When I was eight my grandmother made me watch Pablo Casals playing the cello on our 12-inch black and white Admiral television. On my ninth birthday she demanded that I see Swan Lake performed by the San Francisco Ballet. And then sometime after I turned 12, she dragged me to the opera.
I say dragged, because like most hip young kids I assumed it would be dreadful. These were the years of The Rolling Stones and The Grateful Dead. What possibly could be entertaining about seeing a fat lady scream for three hours? The opera was Puccini's Madama Butterfly and it was performed at the San Diego Civic Theatre. I slumped in my chair, rolled my eyes and tried to avoid my grandmother's dagger stares that seemed to shout: "sit up and look like you are enjoying this or I'll dismember you." And then a curious thing happened. The soprano, who sang the role of Butterfly began to sing the aria called "Un bel di vedremo" and the hair on my arms started to rise. I was transported to some far galaxy and experienced a bliss that only great music can deliver. In short, this one opera experience had radically shifted my perspective and my life would never be the same.

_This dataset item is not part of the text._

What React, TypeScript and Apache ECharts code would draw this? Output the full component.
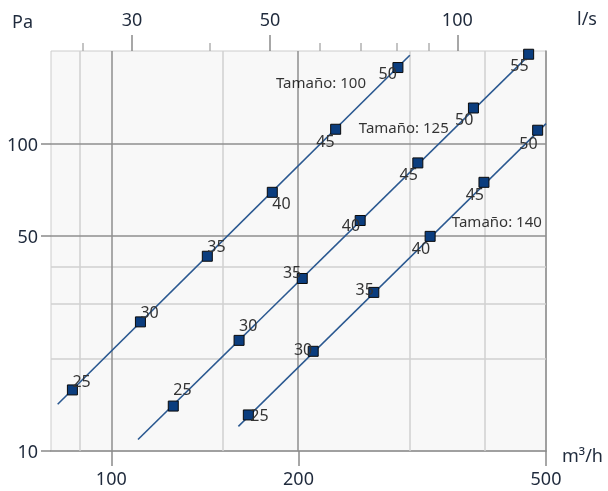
import React, { useEffect, useRef } from 'react';
import * as echarts from 'echarts';

// ---- data (flow in m³/h, pressure in Pa) ----
const flow100 = [86.6, 111.4, 142.7, 181.5, 229.5, 289];
const pres100 = [15.8, 26.3, 43.0, 69.4, 111.3, 176.7];
const noise100 = [25, 30, 35, 40, 45, 50];

const flow125 = [125.8, 160.5, 202.8, 251.3, 311.1, 382.2, 468.9];
const pres125 = [14.0, 22.9, 36.4, 56.2, 86.5, 130.5, 195.2];
const noise125 = [25, 30, 35, 40, 45, 50, 55];

const flow140 = [166.1, 211.2, 264.3, 325.6, 397.4, 484.8];
const pres140 = [13.1, 21.1, 32.8, 49.9, 74.8, 110.5];
const noise140 = [25, 30, 35, 40, 45, 50];

// curve end points
const lineFlow100 = [82, 302];
const linePres100 = [14.19, 193.8];
const lineFlow125 = [110.4, 475.9];
const linePres125 = [10.9, 199];
const lineFlow140 = [160.1, 500];
const linePres140 = [12.03, 116.1];

// size tags
const tagSizes = [100, 125, 140];
const tagFlow = [184, 250, 352.8];
const tagPres = [158.7, 113.2, 55.9];

// axes
const bottomTicks = [100, 200, 500];
const topMajorTicks = [30, 50, 100]; // l/s
const topMinorTicks = [25, 40, 60, 70, 80, 90]; // l/s
const leftTicks = [10, 50, 100];
const xGridLight = [90, 150, 300, 400];
const xGridDark = [100, 200];
const yGridLight = [20, 30, 40];
const yGridDark = [50, 100];
const X_MIN = 80, X_MAX = 500, Y_MIN = 10, Y_MAX = 200;
const LS_TO_M3H = 3.6;

// label layout per point: [align, dx, dy]
const layout100: [string, number, number][] = [
  ['left', 0, -9], ['left', 0, -10], ['left', 0, -10], ['left', 0, 10.5], ['right', -1, 11.5], ['right', -1, 5],
];
const layout125: [string, number, number][] = [
  ['left', 0, -17], ['left', 0, -15], ['right', -1, -6.5], ['right', 0, 5], ['right', 0, 11.5], ['right', 0, 11], ['right', 0, 11],
];
const layout140: [string, number, number][] = [
  ['left', 2, 0], ['right', -1, -2], ['right', 0, -3], ['right', 0, 11.5], ['right', 0, 12], ['right', 0, 12.5],
];

const L = (v: number) => Math.log10(v);
const FONT = '"Noto Sans", "Open Sans", sans-serif';
const AXIS_TXT = '#1f2a3c';
const TICK = '#8a8a8a';
const LINE_C = '#2a5890';
const MARK_C = '#0b3d7e';

function lineSeries(fl: number[], pr: number[], extra: any = {}) {
  return {
    type: 'line',
    xAxisIndex: 0,
    yAxisIndex: 0,
    symbol: 'none',
    silent: true,
    z: 2,
    lineStyle: { color: LINE_C, width: 1.6 },
    data: fl.map((f, i) => [L(f), L(pr[i])]),
    ...extra,
  };
}

function markerSeries(fl: number[], pr: number[], noise: number[], lay: [string, number, number][]) {
  return {
    type: 'scatter',
    xAxisIndex: 0,
    yAxisIndex: 0,
    symbol: 'rect',
    symbolSize: 10,
    z: 4,
    silent: true,
    itemStyle: { color: MARK_C, borderColor: '#0a0a0a', borderWidth: 1, opacity: 1 },
    label: {
      show: true,
      position: 'inside',
      verticalAlign: 'middle',
      fontSize: 16,
      fontFamily: FONT,
      color: '#333333',
      formatter: (p: any) => String(p.data.noise),
    },
    data: fl.map((f, i) => ({
      value: [L(f), L(pr[i])],
      noise: noise[i],
      label: { align: lay[i][0], offset: [lay[i][1], lay[i][2]] },
    })),
  };
}

export default function App() {
  const ref = useRef<HTMLDivElement>(null);
  useEffect(() => {
    const chart = echarts.init(ref.current!, null, { renderer: 'svg' });
    const light = { color: '#d0d0d0', width: 1.5, type: 'solid' };
    const dark = { color: '#8f8f8f', width: 1.5, type: 'solid' };
    const gridLines = [
      ...xGridLight.map((v) => ({ xAxis: L(v), lineStyle: light })),
      ...yGridLight.map((v) => ({ yAxis: L(v), lineStyle: light })),
      ...xGridDark.map((v) => ({ xAxis: L(v), lineStyle: dark })),
      ...yGridDark.map((v) => ({ yAxis: L(v), lineStyle: dark })),
    ];
    const axisFont = { fontSize: 18, fontFamily: FONT, color: AXIS_TXT };
    const option: any = {
      animation: false,
      grid: {
        left: 51,
        top: 51,
        width: 495,
        height: 400,
        show: true,
        backgroundColor: '#f8f8f8',
        borderColor: '#cccccc',
        borderWidth: 1,
        containLabel: false,
        outerBoundsMode: 'none',
      },
      xAxis: [
        {
          type: 'value',
          position: 'bottom',
          min: L(X_MIN),
          max: L(X_MAX),
          axisLine: { show: true, lineStyle: { color: TICK, width: 1.5 } },
          axisTick: { show: true, customValues: bottomTicks.map(L), length: 15, lineStyle: { color: TICK, width: 1.5 } },
          axisLabel: {
            show: true,
            customValues: bottomTicks.map(L),
            margin: 18,
            ...axisFont,
            formatter: (v: number) => String(Math.round(Math.pow(10, v))),
          },
          splitLine: { show: false },
        },
        {
          type: 'value',
          position: 'top',
          min: L(X_MIN),
          max: L(X_MAX),
          axisLine: { show: false },
          axisTick: { show: true, customValues: topMajorTicks.map((v) => L(v * LS_TO_M3H)), length: 16, lineStyle: { color: TICK, width: 1.5 } },
          axisLabel: {
            show: true,
            customValues: topMajorTicks.map((v) => L(v * LS_TO_M3H)),
            margin: 23,
            ...axisFont,
            formatter: (v: number) => String(Math.round(Math.pow(10, v) / LS_TO_M3H)),
          },
          splitLine: { show: false },
        },
        {
          type: 'value',
          position: 'top',
          min: L(X_MIN),
          max: L(X_MAX),
          axisLine: { show: false },
          axisTick: { show: true, customValues: topMinorTicks.map((v) => L(v * LS_TO_M3H)), length: 8, lineStyle: { color: '#b0b0b0', width: 1.5 } },
          axisLabel: { show: false },
          splitLine: { show: false },
        },
      ],
      yAxis: [
        {
          type: 'value',
          position: 'left',
          min: L(Y_MIN),
          max: L(Y_MAX),
          axisLine: { show: false },
          axisTick: { show: true, customValues: leftTicks.map(L), length: 10, lineStyle: { color: TICK, width: 1.5 } },
          axisLabel: {
            show: true,
            customValues: leftTicks.map(L),
            margin: 13,
            ...axisFont,
            formatter: (v: number) => String(Math.round(Math.pow(10, v))),
          },
          splitLine: { show: false },
        },
        {
          type: 'value',
          position: 'right',
          min: L(Y_MIN),
          max: L(Y_MAX),
          axisLine: { show: true, lineStyle: { color: TICK, width: 1.5 } },
          axisTick: { show: false },
          axisLabel: { show: false },
          splitLine: { show: false },
        },
      ],
      graphic: [
        { type: 'text', left: 12, top: 12, style: { text: 'Pa', fontSize: 18, fontFamily: FONT, fill: AXIS_TXT } },
        { type: 'text', left: 577, top: 9, style: { text: 'l/s', fontSize: 18, fontFamily: FONT, fill: AXIS_TXT } },
        { type: 'text', left: 562, top: 446, style: { text: 'm³/h', fontSize: 18, fontFamily: FONT, fill: AXIS_TXT } },
      ],
      series: [
        lineSeries(lineFlow100, linePres100, {
          markLine: {
            silent: true,
            z: 1,
            symbol: ['none', 'none'],
            label: { show: false },
            lineStyle: { type: 'solid' },
            emphasis: { disabled: true },
            data: gridLines,
          },
        }),
        lineSeries(lineFlow125, linePres125),
        lineSeries(lineFlow140, linePres140),
        markerSeries(flow100, pres100, noise100, layout100),
        markerSeries(flow125, pres125, noise125, layout125),
        markerSeries(flow140, pres140, noise140, layout140),
        {
          type: 'scatter',
          xAxisIndex: 0,
          yAxisIndex: 0,
          symbol: 'circle',
          symbolSize: 1,
          silent: true,
          z: 5,
          itemStyle: { color: 'rgba(0,0,0,0)' },
          label: {
            show: true,
            position: 'inside',
            align: 'left',
            verticalAlign: 'middle',
            fontSize: 15,
            fontFamily: FONT,
            color: '#000000',
            formatter: (p: any) => 'Tamaño: ' + p.data.size,
          },
          data: tagSizes.map((s, i) => ({ value: [L(tagFlow[i]), L(tagPres[i])], size: s })),
        },
      ],
    };
    chart.setOption(option);
    return () => chart.dispose();
  }, []);
  return <div ref={ref} style={{ position: 'fixed', left: 0, top: 0, width: 608, height: 491 }} />;
}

My reminiscence of my first experience aside, I could give you a thousand reasons as to why you should try the opera, at least once. I'll start with five solid arguments.
- Opera is multi-sensory. We live in a world where most people cannot live without their smartphone or iPad. No one knows how to sit still, even at the movie theater. But opera demands this of you, and it succeeds. Because it combines ALL classical art forms: orchestra, chorus, dance and visual art, all the senses are satisfied. Moreover, when there are four+ principal singers, an orchestra of 70 musicians, a chorus of 30 or as many as 100, and an army of backstage crew (carpenters, lighting designers, technicians, wig and makeup artists, etc.) you feel the impact of the creative energy. Opera offers a "nuclear" experience because of the sheer number of creative individuals all focused solely on your satisfaction and enjoyment of the end product.
- The Power of the human voice is amazing. People often ask me what makes opera so different from musical theater. The answer is simple. Unlike musical theater, opera offers no amplification, i.e., no microphones. What this means is that in order for a singer to project their voice over 1,500, or up to as many as 3,000, heads in a large theater, they must be one of the finest, most powerful singers in the entire world. In short, you are experiencing a miracle of nature every time you attend a grand opera production. And like my first operatic experience, it can literally be hair-raising.
- Opera has real drama. Remember that great scene in Pretty Woman, the one where Julia Roberts' character goes to the opera for the first time? She ends up weeping as Violetta in La traviata dies of consumption and a broken heart. That's what real drama will do to your soul and opera has drama in spades: world-class betrayal, heart-wrenching unrequited love, unflinching devotion and heroic courage- oh, and some good old-fashioned murder and mayhem thrown in for good measure.
- It gets better and better the more you experience it. I read Catcher in the Rye in high school and I loved it, but I doubt I'll ever read it again, and it is the same with most movies I've seen. They were great, and now I'm done with them. But opera is different in that regard. It is an intellectual art form in the sense that the more I read about a singer, a director, a composer, or the history of a specific piece of music, the more I want to experience an opera again so that I can see it, feel it and interpret it in a different way. Each production of Rigoletto, Aida, Don Giovanni, or Deadman Walking is completely different- partly, because each production has a new cast, with a new combination of voices, and partly, because often the director has re-imagined the sets and staging. I discover something unique in each performance. I notice nuances, intended or unintended by the composer, during each visit.
- Supertitles make the story jump off the stage. Supertitles, translations that are discretely projected either on the backs of seats or above the stage, have been one of the revolutionizing agents of the opera industry. For the English-speaking world (that isn't fluent in Italian, German, French or Spanish) this invention has been phenomenal. Now great swaths of the population can attend the opera and do more than just enjoy great music- they can follow the story, word-for-word. The National Endowment for the Arts claims that opera attendance increased by 25% during the first 10 years of supertitles alone. Who would have thought that the written word would have brought a whole new generation to ancient music?
If you are a person who is tired of seeing a world in black and white and wants some multi-sensory, albeit dramatic, escapism for a few hours, why not try opera? You never know, it might just change your life!